Give the number of lines in the records below that include "this", and nothing more.

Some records
....................

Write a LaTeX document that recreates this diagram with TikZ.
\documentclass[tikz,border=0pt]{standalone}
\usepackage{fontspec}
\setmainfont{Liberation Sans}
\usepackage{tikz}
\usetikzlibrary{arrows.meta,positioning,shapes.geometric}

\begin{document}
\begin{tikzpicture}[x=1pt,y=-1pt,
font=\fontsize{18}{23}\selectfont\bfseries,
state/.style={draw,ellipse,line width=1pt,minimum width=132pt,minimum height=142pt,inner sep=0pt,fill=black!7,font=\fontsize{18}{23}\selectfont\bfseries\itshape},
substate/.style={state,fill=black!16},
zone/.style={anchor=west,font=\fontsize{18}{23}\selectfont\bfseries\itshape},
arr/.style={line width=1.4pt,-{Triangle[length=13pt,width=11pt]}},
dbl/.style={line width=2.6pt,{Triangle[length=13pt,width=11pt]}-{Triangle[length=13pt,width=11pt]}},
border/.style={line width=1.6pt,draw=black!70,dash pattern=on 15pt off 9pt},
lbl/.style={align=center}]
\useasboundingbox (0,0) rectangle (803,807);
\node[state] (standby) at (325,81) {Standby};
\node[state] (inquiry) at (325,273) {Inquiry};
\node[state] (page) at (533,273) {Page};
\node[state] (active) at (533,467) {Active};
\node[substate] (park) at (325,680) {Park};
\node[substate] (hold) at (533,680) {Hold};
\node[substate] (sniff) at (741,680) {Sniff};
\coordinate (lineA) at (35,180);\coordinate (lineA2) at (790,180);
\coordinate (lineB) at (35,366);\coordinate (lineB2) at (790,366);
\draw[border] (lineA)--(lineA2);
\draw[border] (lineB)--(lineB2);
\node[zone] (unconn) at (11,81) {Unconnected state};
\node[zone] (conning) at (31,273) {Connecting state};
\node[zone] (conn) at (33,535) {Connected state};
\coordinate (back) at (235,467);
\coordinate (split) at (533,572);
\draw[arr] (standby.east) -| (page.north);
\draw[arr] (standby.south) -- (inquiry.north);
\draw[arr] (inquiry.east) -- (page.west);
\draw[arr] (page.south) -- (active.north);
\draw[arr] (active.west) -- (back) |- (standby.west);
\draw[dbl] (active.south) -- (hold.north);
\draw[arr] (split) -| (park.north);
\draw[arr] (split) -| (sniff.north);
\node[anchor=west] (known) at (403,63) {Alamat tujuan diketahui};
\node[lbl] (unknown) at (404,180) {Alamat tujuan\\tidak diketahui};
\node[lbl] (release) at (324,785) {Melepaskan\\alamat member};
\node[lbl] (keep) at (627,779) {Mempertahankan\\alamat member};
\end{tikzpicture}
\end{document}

....................

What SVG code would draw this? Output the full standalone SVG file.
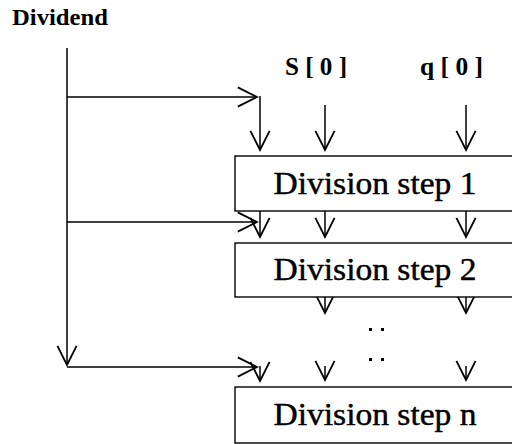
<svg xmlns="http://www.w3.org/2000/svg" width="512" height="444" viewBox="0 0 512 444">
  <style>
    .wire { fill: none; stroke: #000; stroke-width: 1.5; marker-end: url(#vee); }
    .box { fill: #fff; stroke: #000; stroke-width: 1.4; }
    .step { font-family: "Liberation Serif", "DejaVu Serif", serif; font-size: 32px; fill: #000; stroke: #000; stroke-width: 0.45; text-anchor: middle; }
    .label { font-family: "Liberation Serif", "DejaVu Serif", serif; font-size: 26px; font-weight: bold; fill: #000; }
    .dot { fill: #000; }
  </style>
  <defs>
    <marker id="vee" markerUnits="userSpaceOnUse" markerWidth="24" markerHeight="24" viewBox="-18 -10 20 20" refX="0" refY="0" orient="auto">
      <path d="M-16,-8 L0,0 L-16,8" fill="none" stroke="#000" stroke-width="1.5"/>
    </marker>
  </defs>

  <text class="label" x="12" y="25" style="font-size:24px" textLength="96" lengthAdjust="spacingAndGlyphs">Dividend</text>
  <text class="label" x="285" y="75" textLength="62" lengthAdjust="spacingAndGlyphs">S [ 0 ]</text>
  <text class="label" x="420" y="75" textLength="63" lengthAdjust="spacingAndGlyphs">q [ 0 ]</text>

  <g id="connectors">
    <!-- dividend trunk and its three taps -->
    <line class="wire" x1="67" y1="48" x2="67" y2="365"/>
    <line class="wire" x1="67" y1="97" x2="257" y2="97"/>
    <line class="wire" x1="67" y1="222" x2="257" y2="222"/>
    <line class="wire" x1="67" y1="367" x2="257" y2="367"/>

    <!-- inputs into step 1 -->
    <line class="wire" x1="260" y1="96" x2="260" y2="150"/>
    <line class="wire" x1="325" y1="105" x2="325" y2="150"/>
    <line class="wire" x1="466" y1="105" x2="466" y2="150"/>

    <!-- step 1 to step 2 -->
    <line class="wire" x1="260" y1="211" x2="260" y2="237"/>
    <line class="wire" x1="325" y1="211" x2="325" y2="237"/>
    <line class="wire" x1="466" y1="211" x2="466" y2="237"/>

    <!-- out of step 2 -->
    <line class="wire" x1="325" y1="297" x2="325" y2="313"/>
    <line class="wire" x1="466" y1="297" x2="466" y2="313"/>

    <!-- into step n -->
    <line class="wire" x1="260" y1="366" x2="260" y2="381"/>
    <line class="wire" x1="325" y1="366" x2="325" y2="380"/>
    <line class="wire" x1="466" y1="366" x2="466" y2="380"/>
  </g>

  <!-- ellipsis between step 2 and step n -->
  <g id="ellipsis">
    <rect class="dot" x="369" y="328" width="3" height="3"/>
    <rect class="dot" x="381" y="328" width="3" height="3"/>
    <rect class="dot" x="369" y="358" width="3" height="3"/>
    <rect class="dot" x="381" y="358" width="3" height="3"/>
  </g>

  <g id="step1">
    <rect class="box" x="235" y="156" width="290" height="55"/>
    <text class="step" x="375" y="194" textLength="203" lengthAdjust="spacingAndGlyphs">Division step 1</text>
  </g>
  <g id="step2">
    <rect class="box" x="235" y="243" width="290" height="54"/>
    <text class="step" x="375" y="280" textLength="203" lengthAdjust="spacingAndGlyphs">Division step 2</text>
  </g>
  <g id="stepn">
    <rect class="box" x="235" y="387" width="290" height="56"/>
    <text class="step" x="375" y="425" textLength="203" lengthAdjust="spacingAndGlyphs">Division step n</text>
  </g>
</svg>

....................

-- The solution --
2